Pero diría más: considero más razonable criticar a la UE por cartelizar la política comercial de cada Estado miembro frente a países ajenos a la UE que criticar al euro por eliminar la competencia entre divisas. Comercialmente, la UE debería haberse convertido en un área de libre comercio (no hay una política arancelaria común) y no en una unión aduanera (sí la hay); el efecto de este torcido rumbo ha sido una mayor coordinación entre los Estados miembros para restringir el comercio frente a los Estados no miembros. Pero, ¿cuáles habrían sido los logros de un sistema de divisas en competencia frente al euro? Como ya he explicado, no veo ninguna mejora sustancial, si acaso más inflación, más expansión crediticia, más “devaluaciones competitivas” y menos reformas liberalizadoras. Porque, no lo olvidemos, gracias a que tenemos el euro los gobiernos europeos se ven obligados a competir en reducciones del gasto y en liberalizaciones de los mercados; la alternativa de las divisas nacionales les habría permitido devaluar y envilecer la moneda sin tocar ni una partida de gasto y sin abrir ni un poquito los mercados.
Tampoco es acertado, como hace Ravier, desligar la disciplina fiscal que impone Maastricht de la existencia del euro. Los países de la zona del euro no asumieron ese compromiso tantas veces incumplido porque estuvieran convencidos de los beneficios de un Estado más pequeño, sino porque eran requisitos mínimos para lograr que el euro funcionase. Sin el euro, con total seguridad podemos decir adiós a esa disciplina fiscal, especialmente cuando, incluso con el euro, la pauta general ha sido la del incumplimiento.
Si acaso, al euro se le puede criticar por haber cedido demasiado a menudo a los intereses inflacionistas nacionales (primero de Francia y Alemania, ahora de los PIGS — Portugal, Irlanda, Grecia y España). Es decir, por haberse convertido de tapadillo en un reflejo de lo que habría sido un sistema de divisas nacionales en competencia. Pero llegados a este punto, la solución difícilmente puede consistir en trocear el euro para incrementar la influencia de los gobiernos nacionales sobre sus divisas, sino en nombrar a un gobernador del BCE realmente sensato e independiente o, si reconocemos los riesgos que implica este ingenuo parche, abrir la zona del euro a una competencia real.
Y es aquí donde que se halla el germen del desacuerdo entre Ravier y un servidor: la competencia, como Hayek supo ver, no consiste en que tengamos un mayor número de proveedores (“competencia perfecta”, según los neoclásicos), sino en que haya libertad de entrada en el mercado. Un mercado que opere con licencias tendrá a muchos proveedores con precios y condiciones de venta tasados por ley, pero carecerá de competencia. Lo mismo sucedería con un eventual regreso a las divisas nacionales “en competencia”, donde los ciudadanos de cada nación están obligados a aceptar como pago las distintas divisas de curso legal.

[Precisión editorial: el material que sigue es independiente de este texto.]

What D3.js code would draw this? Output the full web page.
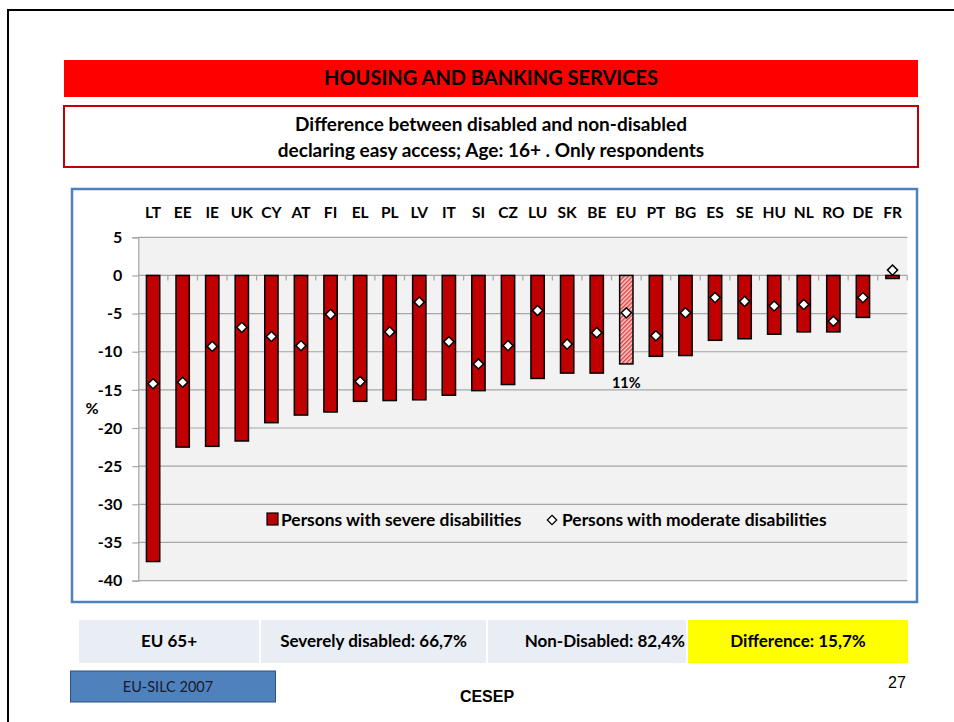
<!DOCTYPE html>
<html><head><meta charset="utf-8">
<script src="https://cdn.jsdelivr.net/npm/d3@7"></script>
<style>
body{margin:0;background:#fff;}
svg{display:block;}
</style></head>
<body>
<svg id="c" width="954" height="722"></svg>
<script>
const categories = ["LT","EE","IE","UK","CY","AT","FI","EL","PL","LV","IT","SI","CZ","LU","SK","BE","EU","PT","BG","ES","SE","HU","NL","RO","DE","FR"];
const severe = [-37.5,-22.5,-22.4,-21.7,-19.3,-18.3,-17.9,-16.5,-16.4,-16.3,-15.7,-15.1,-14.3,-13.5,-12.8,-12.8,-11.6,-10.6,-10.5,-8.5,-8.3,-7.7,-7.4,-7.4,-5.5,-0.4];
const moderate = [-14.2,-14.0,-9.3,-6.8,-8.0,-9.2,-5.1,-13.9,-7.4,-3.5,-8.7,-11.6,-9.2,-4.6,-9.0,-7.5,-4.9,-7.9,-4.9,-2.9,-3.4,-4.0,-3.8,-6.0,-2.9,0.7];
const yTicks = [5,0,-5,-10,-15,-20,-25,-30,-35,-40];
const seriesNames = ["Persons with severe disabilities","Persons with moderate disabilities"];
const highlight = "EU";
const highlightLabel = "11%";
const bottomCells = ["EU 65+","Severely disabled: 66,7%","Non-Disabled: 82,4%","Difference: 15,7%"];

const svg = d3.select("#c");
const F = "Lato, 'Open Sans', sans-serif";

// slide frame
svg.append("path").attr("d","M8,722 V10 H954").attr("fill","none").attr("stroke","#000").attr("stroke-width",2);

// title banner
svg.append("rect").attr("x",64).attr("y",60).attr("width",854).attr("height",37).attr("fill","#ff0000");
svg.append("text").attr("x",491).attr("y",85).attr("text-anchor","middle").attr("font-family",F)
  .attr("font-weight","bold").attr("font-size",20).text("HOUSING AND BANKING SERVICES");
// subtitle box
svg.append("rect").attr("x",64).attr("y",106).attr("width",854).attr("height",61).attr("fill","#fff")
  .attr("stroke","#c00000").attr("stroke-width",2);
svg.append("text").attr("x",491).attr("y",131).attr("text-anchor","middle").attr("font-family",F)
  .attr("font-weight","bold").attr("font-size",19).text("Difference between disabled and non-disabled");
svg.append("text").attr("x",491).attr("y",157).attr("text-anchor","middle").attr("font-family",F)
  .attr("font-weight","bold").attr("font-size",19).text("declaring easy access; Age: 16+ . Only respondents");

// chart frame
svg.append("rect").attr("x",72).attr("y",189).attr("width",845).attr("height",413).attr("fill","#fff")
  .attr("stroke","#4f81bd").attr("stroke-width",2.5);

const L=138.3, R=907.3;
const x = d3.scaleBand().domain(categories).range([L,R]).paddingInner(0.55).paddingOuter(0.275);
const xb = d3.scaleBand().domain(categories).range([L,R]);
const y = d3.scaleLinear().domain([-40,5]).range([580.6,237.3]);

// pattern
const defs = svg.append("defs");
const pat = defs.append("pattern").attr("id","hatch").attr("patternUnits","userSpaceOnUse")
  .attr("width",3).attr("height",3).attr("patternTransform","rotate(45)");
pat.append("rect").attr("width",3).attr("height",3).attr("fill","#fbd4d4");
pat.append("rect").attr("width",1.5).attr("height",3).attr("fill","#e04040");

// plot bg
svg.append("rect").attr("x",L).attr("y",y(5)).attr("width",R-L).attr("height",y(-40)-y(5)).attr("fill","#f2f2f2");

// grid
svg.append("g").selectAll("line").data(yTicks).join("line")
  .attr("x1",L).attr("x2",R).attr("y1",d=>y(d)).attr("y2",d=>y(d))
  .attr("stroke","#a6a6a6").attr("stroke-width",1.2);

// y axis
const ya = svg.append("g").attr("transform",`translate(${L},0)`)
  .call(d3.axisLeft(y).tickValues(yTicks).tickSize(6).tickPadding(10).tickFormat(d=>String(d)));
ya.select(".domain").attr("stroke","#a6a6a6").attr("stroke-width",1.2);
ya.selectAll(".tick line").attr("stroke","#a6a6a6").attr("stroke-width",1.2);
ya.selectAll("text").attr("font-family",F).attr("font-weight","bold").attr("font-size",16).attr("fill","#000");
svg.append("text").attr("x",92).attr("y",414).attr("text-anchor","middle").attr("font-family",F)
  .attr("font-weight","bold").attr("font-size",16).text("%");

// category ticks at zero
svg.append("g").selectAll("line").data(categories).join("line")
  .attr("x1",(d,i)=>L+xb.bandwidth()*(i+1)).attr("x2",(d,i)=>L+xb.bandwidth()*(i+1))
  .attr("y1",y(0)).attr("y2",y(0)+5).attr("stroke","#a6a6a6").attr("stroke-width",1.2);

// category labels at top
svg.append("g").selectAll("text").data(categories).join("text")
  .attr("x",d=>xb(d)+xb.bandwidth()/2).attr("y",218).attr("text-anchor","middle")
  .attr("font-family",F).attr("font-weight","bold").attr("font-size",15.5).text(d=>d);

// bars
svg.append("g").selectAll("rect").data(categories).join("rect")
  .attr("x",d=>x(d)).attr("width",x.bandwidth())
  .attr("y",(d,i)=>y(Math.max(0,severe[i]))).attr("height",(d,i)=>Math.abs(y(severe[i])-y(0)))
  .attr("fill",d=>d===highlight?"url(#hatch)":"#c00000").attr("stroke","#000").attr("stroke-width",1.5);

// highlight label
const hi = categories.indexOf(highlight);
svg.append("text").attr("x",xb(highlight)+xb.bandwidth()/2).attr("y",y(severe[hi])+24).attr("text-anchor","middle")
  .attr("font-family",F).attr("font-weight","bold").attr("font-size",14.5).text(highlightLabel);

// diamonds
const dsym = d3.symbol().type(d3.symbolDiamond2).size(66);
svg.append("g").selectAll("path").data(categories).join("path")
  .attr("transform",(d,i)=>`translate(${xb(d)+xb.bandwidth()/2},${y(moderate[i])})`)
  .attr("d",dsym).attr("fill","#fff").attr("stroke","#000").attr("stroke-width",1.5);

// legend
const lg = svg.append("g");
lg.append("rect").attr("x",267).attr("y",513).attr("width",11).attr("height",12).attr("fill","#c00000").attr("stroke","#000").attr("stroke-width",1.2);
lg.append("text").attr("x",281).attr("y",526).attr("font-family",F).attr("font-weight","bold").attr("font-size",17.4).text(seriesNames[0]);
lg.append("path").attr("transform","translate(552,520)").attr("d",d3.symbol().type(d3.symbolDiamond2).size(56)).attr("fill","#fff").attr("stroke","#000").attr("stroke-width",1.3);
lg.append("text").attr("x",562).attr("y",526).attr("font-family",F).attr("font-weight","bold").attr("font-size",17.4).text(seriesNames[1]);

// bottom table
const cellX=[79,261,488,688], cellW=[180,225,198,220];
const cellFill=["#e9edf4","#e9edf4","#e9edf4","#ffff00"];
bottomCells.forEach((t,i)=>{
  svg.append("rect").attr("x",cellX[i]).attr("y",620).attr("width",cellW[i]).attr("height",43).attr("fill",cellFill[i]);
  svg.append("text").attr("x",i==2?cellX[i]+cellW[i]-1:cellX[i]+cellW[i]/2).attr("y",647)
    .attr("text-anchor",i==2?"end":"middle").attr("font-family",F).attr("font-weight","bold").attr("font-size",17).text(t);
});

// footer
svg.append("rect").attr("x",70.5).attr("y",671).attr("width",205).attr("height",31).attr("fill","#4f81bd").attr("stroke","#2f4f7f").attr("stroke-width",1);
svg.append("text").attr("x",168).attr("y",692).attr("text-anchor","middle").attr("font-family",F).attr("font-size",14.5).attr("fill","#1a1a2a").text("EU-SILC 2007");
svg.append("text").attr("x",487).attr("y",702).attr("text-anchor","middle").attr("font-family","'Liberation Sans', Arial, sans-serif").attr("font-weight","bold").attr("font-size",16).text("CESEP");
svg.append("text").attr("x",897).attr("y",688).attr("text-anchor","middle").attr("font-family","'Liberation Sans', Arial, sans-serif").attr("font-size",16).text("27");
</script>
</body></html>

Multiplicar el número de divisas monopolísticas (de curso legal) no abre el mercado a la competencia, simplemente incrementa el número de gobiernos con capacidad para extorsionar a la población a través del manejo de su propia divisa. Lo único que lograríamos con ello, pues, es hacer buena la máxima de Thomas Tooke de que “la libertad bancaria equivale a la libertad para estafar”.
La única forma saludable de implantar competencia monetaria en Europa no es volviendo al nacionalismo monetario que denunciara Hayek sino, como también propusiera el austriaco, eliminar las leyes de curso forzoso y desnacionalizar el dinero. La división territorial de los monopolios monetarios no es que sea un paso en la buena dirección, sino, al contrario, una precipitación de lo peor de cada mundo.